With the advent of landscape painting in medieval China, James discovers that these artworks reflect an attitude of harmony and balance with nature that came from a philosophical belief system known as Daoism. We then meet a Zen Buddhist monk Shunmyo Masuno, who is also an internationally renowned garden designer, and learn that Zen gardens are the means to contemplate the unknowable mysteries of nature. James’s story then moves from East Asia to the cultures of the Islamic world. He examines a brightly coloured chameleon painted by Ustad Mansur in 1612 for the Mughal emperor Jahangir – a combination of artistic flair and close observation in which we see the beauty of the natural world closer than ever before.

James also explores the story of one of the first European botanical artists, an extraordinary woman called Maria Sibylla Merian. Her 1705 collection of images from her travels in Suriname was a milestone in natural history. We encounter Nirupa Rao, a contemporary Indian botanical artist who is breathing new life into this traditional art form, working in the jungles of the Western Ghats. From the analytical to the romantic, James’s story then moves to the wild and awesome paintings of JMW Turner, before exploring the advent of landscape photography in the American west. The photography of Carleton Watkins played a part in creating the first protected landscape in the world – Yosemite National Park.

James reveals the many ways in which art illuminates the extraordinary changes that took place in this millennia-long period. From an East Asian acceptance of the unknowability of nature to the drive to understand, classify and appreciate it, each point of view is an attempt to understand our place in nature.

 

Nature and Us – A History through Art episode 2

 

Maria Sibylla Merian

Maria Sibylla Merian was a German-born naturalist and scientific illustrator. She was one of the earliest European naturalists to observe insects directly. Merian was a descendant of the Frankfurt branch of the Swiss Merian family.

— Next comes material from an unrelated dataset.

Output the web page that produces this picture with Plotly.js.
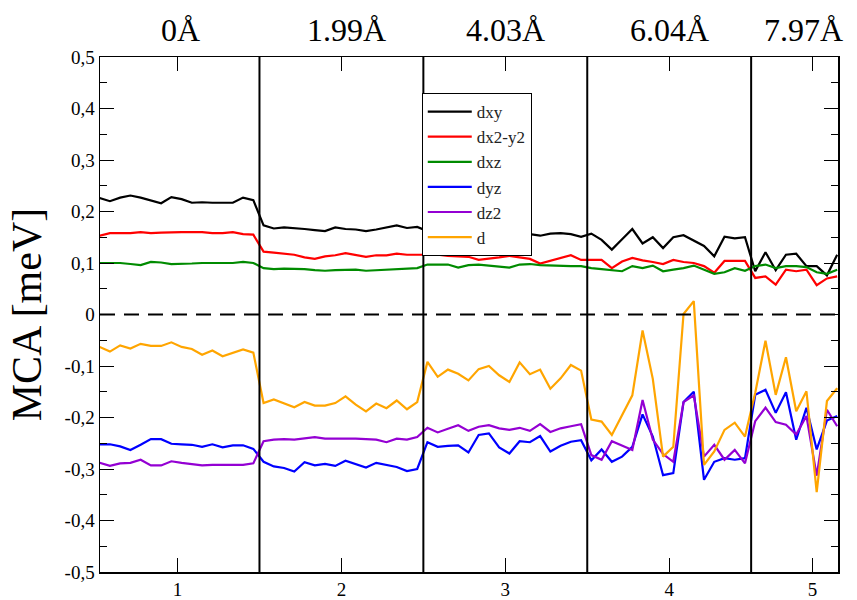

Merian received her artistic training from her stepfather, Jacob Marrel, a student of the still life painter Georg Flegel. Merian published her first book of natural illustrations in 1675. She had started to collect insects as an adolescent. At age 13, she raised silkworms. In 1679, Merian published the first volume of a two-volume series on caterpillars; the second volume followed in 1683. Each volume contained 50 plates that she engraved and etched. Merian documented evidence on the process of metamorphosis and the plant hosts of 186 European insect species. Along with the illustrations Merian included descriptions of their life cycles.

In 1699, Merian traveled to Dutch Surinam to study and record the tropical insects native to the region. In 1705, she published Metamorphosis insectorum Surinamensium. Merian’s Metamorphosis has been credited with influencing a range of naturalist illustrators. Because of her careful observations and documentation of the metamorphosis of the butterfly, Merian is considered to be among the more significant contributors to the field of entomology by David Attenborough. She discovered many new facts about insect life through her studies.